Stored dataset items:
————
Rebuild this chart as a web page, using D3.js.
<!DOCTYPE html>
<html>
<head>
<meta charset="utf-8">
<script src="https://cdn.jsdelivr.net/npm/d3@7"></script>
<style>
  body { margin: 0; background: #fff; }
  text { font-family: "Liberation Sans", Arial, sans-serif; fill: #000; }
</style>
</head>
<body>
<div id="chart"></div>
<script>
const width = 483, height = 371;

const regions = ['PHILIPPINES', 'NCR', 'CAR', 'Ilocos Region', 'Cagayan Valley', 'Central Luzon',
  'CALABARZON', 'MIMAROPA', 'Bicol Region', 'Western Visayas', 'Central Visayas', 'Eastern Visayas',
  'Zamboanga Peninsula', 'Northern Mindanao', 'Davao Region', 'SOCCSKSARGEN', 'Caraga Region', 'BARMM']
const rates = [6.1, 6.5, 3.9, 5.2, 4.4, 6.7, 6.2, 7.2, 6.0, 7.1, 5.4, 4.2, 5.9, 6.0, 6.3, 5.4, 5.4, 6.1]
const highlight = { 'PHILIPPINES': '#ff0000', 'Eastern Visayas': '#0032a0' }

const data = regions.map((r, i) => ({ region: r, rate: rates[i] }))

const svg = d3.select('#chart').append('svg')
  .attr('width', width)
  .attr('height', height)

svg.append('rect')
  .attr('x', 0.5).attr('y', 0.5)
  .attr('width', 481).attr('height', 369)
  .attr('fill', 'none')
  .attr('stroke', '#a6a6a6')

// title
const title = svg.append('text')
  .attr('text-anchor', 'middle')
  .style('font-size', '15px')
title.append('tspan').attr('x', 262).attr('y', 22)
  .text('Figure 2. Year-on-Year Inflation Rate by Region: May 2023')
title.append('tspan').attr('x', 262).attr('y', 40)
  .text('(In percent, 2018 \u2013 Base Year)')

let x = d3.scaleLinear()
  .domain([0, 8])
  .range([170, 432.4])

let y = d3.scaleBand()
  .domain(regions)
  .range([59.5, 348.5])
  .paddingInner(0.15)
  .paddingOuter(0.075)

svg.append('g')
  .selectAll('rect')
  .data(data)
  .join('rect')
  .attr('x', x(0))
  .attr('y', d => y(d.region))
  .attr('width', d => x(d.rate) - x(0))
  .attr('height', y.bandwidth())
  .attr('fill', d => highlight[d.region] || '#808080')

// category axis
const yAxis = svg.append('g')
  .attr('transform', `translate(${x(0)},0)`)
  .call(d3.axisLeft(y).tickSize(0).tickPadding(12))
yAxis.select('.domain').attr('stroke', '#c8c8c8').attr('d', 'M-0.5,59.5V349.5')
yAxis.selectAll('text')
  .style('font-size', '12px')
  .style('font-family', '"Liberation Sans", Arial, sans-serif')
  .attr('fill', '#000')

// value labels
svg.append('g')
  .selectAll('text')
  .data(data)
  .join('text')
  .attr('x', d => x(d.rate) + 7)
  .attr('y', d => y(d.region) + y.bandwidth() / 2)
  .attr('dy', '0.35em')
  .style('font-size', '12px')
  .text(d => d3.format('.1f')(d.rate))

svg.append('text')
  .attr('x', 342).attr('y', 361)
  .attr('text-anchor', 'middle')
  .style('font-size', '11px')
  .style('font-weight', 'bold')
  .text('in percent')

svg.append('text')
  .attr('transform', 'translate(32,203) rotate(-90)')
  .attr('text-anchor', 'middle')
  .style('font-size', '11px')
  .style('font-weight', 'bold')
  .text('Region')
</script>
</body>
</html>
————
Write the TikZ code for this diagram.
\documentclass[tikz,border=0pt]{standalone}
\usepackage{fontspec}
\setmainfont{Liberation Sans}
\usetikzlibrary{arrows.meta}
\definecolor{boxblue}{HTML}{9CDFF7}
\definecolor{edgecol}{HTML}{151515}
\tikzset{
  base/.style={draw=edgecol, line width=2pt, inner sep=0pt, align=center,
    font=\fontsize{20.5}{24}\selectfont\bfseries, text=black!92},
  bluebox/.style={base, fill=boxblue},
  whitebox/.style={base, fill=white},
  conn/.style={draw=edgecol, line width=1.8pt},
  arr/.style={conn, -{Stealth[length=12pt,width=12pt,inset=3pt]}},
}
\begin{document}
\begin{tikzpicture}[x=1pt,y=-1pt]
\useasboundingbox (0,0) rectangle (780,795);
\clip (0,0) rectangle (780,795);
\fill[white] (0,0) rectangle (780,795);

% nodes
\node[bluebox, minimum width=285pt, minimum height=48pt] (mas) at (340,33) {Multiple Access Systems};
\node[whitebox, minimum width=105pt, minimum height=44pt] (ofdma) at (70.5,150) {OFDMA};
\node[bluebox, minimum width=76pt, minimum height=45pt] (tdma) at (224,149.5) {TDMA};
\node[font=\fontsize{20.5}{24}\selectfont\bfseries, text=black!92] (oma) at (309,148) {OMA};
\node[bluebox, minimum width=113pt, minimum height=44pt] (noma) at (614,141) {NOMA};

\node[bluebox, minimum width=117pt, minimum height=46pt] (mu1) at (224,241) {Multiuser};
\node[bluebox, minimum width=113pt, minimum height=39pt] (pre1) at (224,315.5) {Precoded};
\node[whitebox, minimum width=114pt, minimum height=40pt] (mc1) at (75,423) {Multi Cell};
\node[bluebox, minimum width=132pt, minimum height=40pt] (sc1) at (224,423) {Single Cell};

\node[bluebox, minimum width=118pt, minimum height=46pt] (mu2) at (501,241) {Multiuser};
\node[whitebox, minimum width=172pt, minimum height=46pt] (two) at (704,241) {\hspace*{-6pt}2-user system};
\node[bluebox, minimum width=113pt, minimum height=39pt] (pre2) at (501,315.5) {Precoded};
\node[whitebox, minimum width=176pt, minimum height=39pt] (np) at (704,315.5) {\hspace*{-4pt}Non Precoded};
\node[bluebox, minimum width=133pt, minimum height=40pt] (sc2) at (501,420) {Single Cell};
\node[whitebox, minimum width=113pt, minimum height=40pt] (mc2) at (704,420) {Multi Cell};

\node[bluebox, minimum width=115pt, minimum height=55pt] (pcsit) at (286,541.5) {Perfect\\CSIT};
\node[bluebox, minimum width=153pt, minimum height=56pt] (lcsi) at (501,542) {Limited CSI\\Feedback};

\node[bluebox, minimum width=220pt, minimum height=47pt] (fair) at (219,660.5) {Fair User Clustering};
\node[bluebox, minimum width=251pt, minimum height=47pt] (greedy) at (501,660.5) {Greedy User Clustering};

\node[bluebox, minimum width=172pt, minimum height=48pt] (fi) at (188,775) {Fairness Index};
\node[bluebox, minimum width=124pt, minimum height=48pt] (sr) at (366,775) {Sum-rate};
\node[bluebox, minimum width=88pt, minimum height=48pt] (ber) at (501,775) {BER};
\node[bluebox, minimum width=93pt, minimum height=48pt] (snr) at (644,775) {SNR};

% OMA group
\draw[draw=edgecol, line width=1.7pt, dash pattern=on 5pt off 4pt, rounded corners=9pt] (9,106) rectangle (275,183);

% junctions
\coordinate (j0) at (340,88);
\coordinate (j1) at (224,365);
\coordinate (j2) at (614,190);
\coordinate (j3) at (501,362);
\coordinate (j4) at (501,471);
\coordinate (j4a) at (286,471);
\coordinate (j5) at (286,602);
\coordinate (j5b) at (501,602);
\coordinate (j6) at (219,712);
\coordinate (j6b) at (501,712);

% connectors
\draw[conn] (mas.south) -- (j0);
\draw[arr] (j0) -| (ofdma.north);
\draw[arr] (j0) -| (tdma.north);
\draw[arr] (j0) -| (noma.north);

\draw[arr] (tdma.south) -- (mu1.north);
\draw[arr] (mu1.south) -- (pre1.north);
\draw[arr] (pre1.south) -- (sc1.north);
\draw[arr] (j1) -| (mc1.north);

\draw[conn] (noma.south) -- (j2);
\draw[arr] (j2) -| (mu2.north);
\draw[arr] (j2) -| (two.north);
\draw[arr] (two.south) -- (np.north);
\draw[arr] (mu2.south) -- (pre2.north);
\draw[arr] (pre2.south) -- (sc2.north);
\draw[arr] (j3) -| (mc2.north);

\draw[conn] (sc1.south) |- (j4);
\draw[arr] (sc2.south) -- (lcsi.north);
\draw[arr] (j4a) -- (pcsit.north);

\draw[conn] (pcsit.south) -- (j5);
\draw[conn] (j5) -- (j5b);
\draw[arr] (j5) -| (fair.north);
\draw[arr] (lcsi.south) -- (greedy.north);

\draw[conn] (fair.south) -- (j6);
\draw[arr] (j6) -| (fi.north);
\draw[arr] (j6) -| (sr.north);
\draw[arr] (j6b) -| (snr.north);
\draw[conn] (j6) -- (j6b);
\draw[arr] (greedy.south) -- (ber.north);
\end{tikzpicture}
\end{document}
————
**What you have to do**
Begin at the line that has "Rebuild this chart" in the entries above; stop after the line that has "const width = 483, height = 371;". Transcribe exactly those lines and no others.

**Correct response**
Rebuild this chart as a web page, using D3.js.
<!DOCTYPE html>
<html>
<head>
<meta charset="utf-8">
<script src="https://cdn.jsdelivr.net/npm/d3@7"></script>
<style>
  body { margin: 0; background: #fff; }
  text { font-family: "Liberation Sans", Arial, sans-serif; fill: #000; }
</style>
</head>
<body>
<div id="chart"></div>
<script>
const width = 483, height = 371;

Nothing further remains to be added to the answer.